David Cameron is Voldemort. No, seriously.

I’ve lost count of the number of articles on the student demos that start like this: Where did the passion come from? Why are students – schoolchildren – teenagers – taking to the streets in their thousands to protest, all of a sudden? Isn’t this the apathetic generation who doesn’t care about anything?

Frankly – no, no it’s not. I don’t think it ever has been. But the popular media has told itself, and the rest of us, a very sad story about young people that isn’t entirely true, and it’s not a surprise to see the mainstream media startled by a sudden, vocal proof that one of their favourite narratives just doesn’t work.

The mainstream media delights in telling stories about terrifying, terrible youth. Soaring youth crime and inner-city gangsThe fattest teenager in Britain. Pregnant at 13. Asbos. Yobs are taking over the streets. 12-year-olds encouraged to have sex early. Drug-infested schools. And yes, these are cherry-picked, but it’s easy to find dozens, hundreds, thousands of stories like this, many with the same or similar headlines. It’s much harder to find positive stories on youth that feed into such well-known narratives – a good news story about young people is framed as an anomaly, proof that our Asbo-ridden drug-taking pregnant yobbish terrible youth is not quite as broken as we all, of course, thought.

Sure, the media reports prodigies too – and then delights in their downfall. And when a child star fails to fall, there are gleeful attempts to toss them down – vile upskirt photos of Emma Watson on the front page of the Star; jeering at the temerity of Daniel Radcliffe to appear naked on stage. Positive, uplifting role models for our teenagers, that we rip apart for sport. For newsprint.

But for thousands of young people the stories just don’t hold true. They aren’t pregnant at 15, or drinking on street corners, or morbidly obese, or on heroin, or committing knife crimes. They’re just trying to grow up. And for those children – the ones we see marching on the streets now – there’s another story that resonates much more strongly with their lives.

So let’s talk about Hogwarts, Harry Potter and the Idealised Transition Into Adulthood. Let’s talk about the series of books that has defined a generation’s relationship to its school days, to its society, even to itself. The teenagers on these demos are far more likely to have read Harry Potter than any newspaper, at all – not only because the books speak to them but because the media speaks about, of and for them instead, and not in a very pleasant way.

Harry Potter offers an escape. It offers a world where Broken Britain barely intrudes at all, and the realities of everyday life – broken homes, morbid obesity (Dudley), vicious child abuse – are left behind Harry as soon as he enters Hogwarts – as soon as he enters education. And within those walls is a world where bullying is rife and problematic, sure, but teenage pregnancy, drugs, alcohol, knife crime, all the myriad vices that the Daily Mail ensures us are endemic in today’s teenage culture – they simply don’t exist. Here’s a story that helps middle-class kids make sense of themselves without telling them they’re failures. Harry Potter is even a pioneering ground for participatory media – it’s not such a huge leap from fanfic and forum roleplay to the sorts of joined-up stories and easy control of narrative that pervades the UCL occupation.

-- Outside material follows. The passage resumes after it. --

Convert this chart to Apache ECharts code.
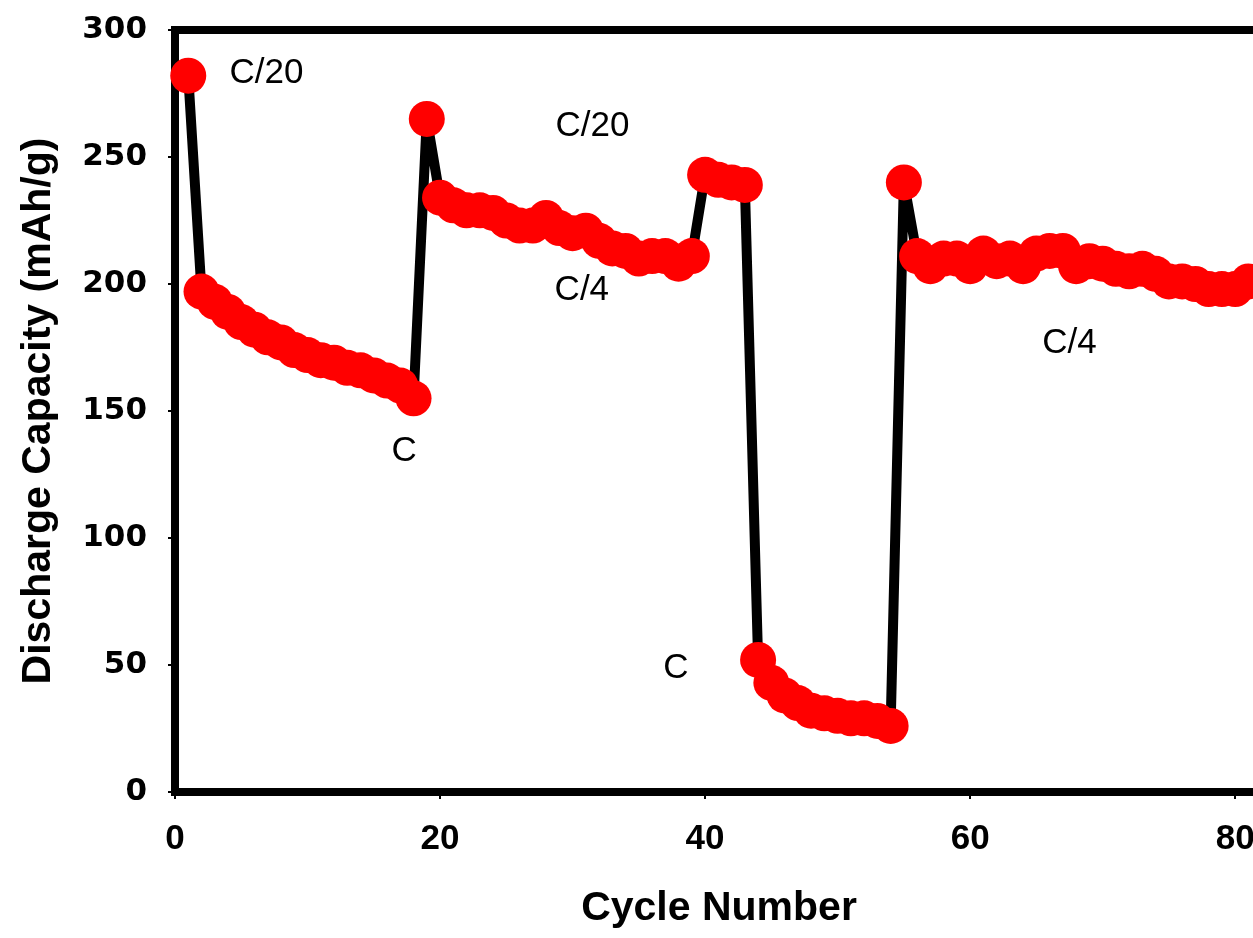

Most importantly, let’s talk about the Deathly Hallows, the final book in the series, where education (in the form of Hogwarts itself) has finally come under such strenuous and sustained attack that our heroes decide to go rogue. Throughout the whole series politicians are weak, easy to manipulate, refusing to listen to children until it’s too late. They appoint Dolores Umbridge. They fail to notice the return of Voldemort. They fail to act decisively. They fail.

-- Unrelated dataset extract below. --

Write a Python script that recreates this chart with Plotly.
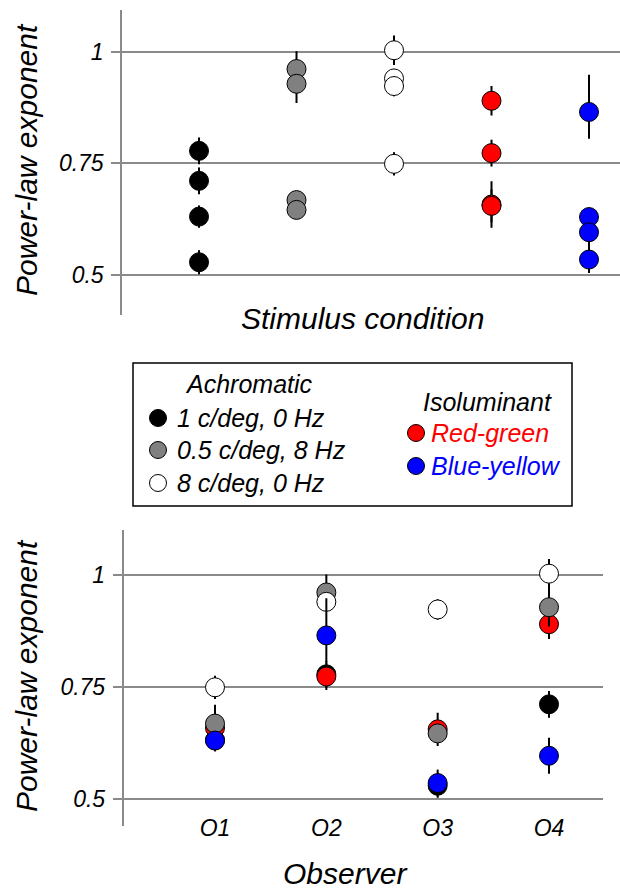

And throughout the series the children’s appeals to authority fail, but hard work and persistence and simply Being Right is enough to prevail in the end. Until the end, when, in a world without Dumbledore’s kindly smile to smooth over the cracks, the teenage heroes – sixth-formers, let’s not forget – must take on the assembled weight of the entire political system to try to prevent that system from destroying itself. For the sake of education, they fight, and they die.

Stories – especially popular, populist, wildly successful books, especially fairy tales and moral tales like this one – are a culture telling stories to allay its fears, to resolve the conflicts it fears will shatter it in two, to make sure there is a happy ending after all. They are like dreams, in that they enable the body conscious to process difficult events, working them into a pattern, a narrative that makes sense and which they can survive. David Cameron is Voldemort. Nick Clegg is shaping up to be Professor Quirrell, but he’s also got a shot at being Snape – in tomorrow’s vote on education cuts and university fees we’re all expecting him to kill Dumbledore, and only time will tell whether he’ll be redeemed by his later actions.

The media and popular politics paints teenagers as bad guys, as problems, as passive blanks or as villains. Harry Potter paints them as our saviours – our righteous, furious, glorious saviours who will do what’s right, even if it looks wrong to us, because it’s what’s necessary. Even if it’s violent. Even if it gets them into trouble. Because the world will be a better place in the end.

Why on earth are we surprised when they take to the streets?